Not surprisingly, their struggles correspond to a late-season fade for the Cubs that included an 8-6 loss to the woeful Pittsburgh Pirates at PNC Park on Tuesday night — the Cubs’ seventh loss in a row and 14th in 16 games.
It was the 90th loss for the Cubs — most in a season for them in eight years.
And this time it was Mills’ turn to struggle again, giving up a three-run homer to the fourth batter he faced in the game and eventually loading the bases with nobody out in the sixth before exiting — with all three scoring against the bullpen.
“To be honest with you, I think this has been one of the worst stretches I’ve pitched,” said Mills, who has a 7.82 ERA in five September starts — after producing a 3.73 ERA in his 14 starts this season before that.
“It’s pretty frustrating.”
In his first full season in the majors, Mills has jumped from 62 1/3 innings during the truncated 2020 season to nearly twice that this year (126 2/3, counting a three-start rehab assignment at Triple-A).
That major-league career high in innings is just 16 short of his overall career high in 2018, with one scheduled start left this year.
“This is my first full big-league season in my career, and obviously from what we did last year, it’s been a long one,” Mills said. “At the same time, I feel good every time I go out there. I think I’ve done what I needed to do to prepare and be ready to go every fifth day for a full 162-plus. I wouldn’t say that’s an excuse.”
But if it can be a legitimate issue with every pitcher in baseball this year, including Cubs ace Kyle Hendricks, then it’s at least in play for Mills.
Hendricks has an 8.49 ERA in his past eight starts during what has turned into his worst season of his career — a late-season performance team officials also have suspected might have something to do with the Cubs’ being out of contention for the first time since Hendricks’ debut season.

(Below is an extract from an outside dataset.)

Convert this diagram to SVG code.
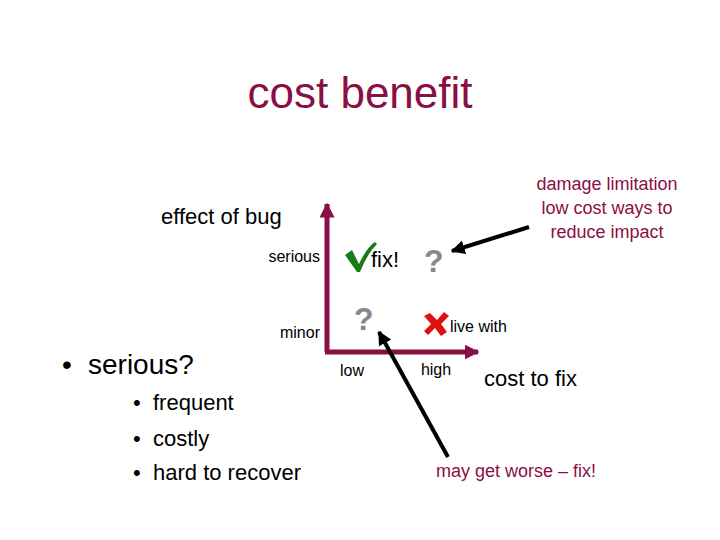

Cubs manager David Ross was asked again after Tuesday’s game about workloads, this time Mills’ uncharted career territory.
“I don’t think he nor I want to make too many excuses for things,” Ross said. “But he’s ready to go. He’s put the work in. I don’t think that’s playing into it. But I don’t know that.”
It becomes a far more important issue as the Cubs start looking at preparation during the offseason for their in-house rotation candidates and acquiring more via free agency — and, then, of course, into next year, when management says it plans to be competitive.
Until then, Mills is pretty sure of one thing:
“This is just not going to cut it,” he said. “I have to be better than that. And I will be.”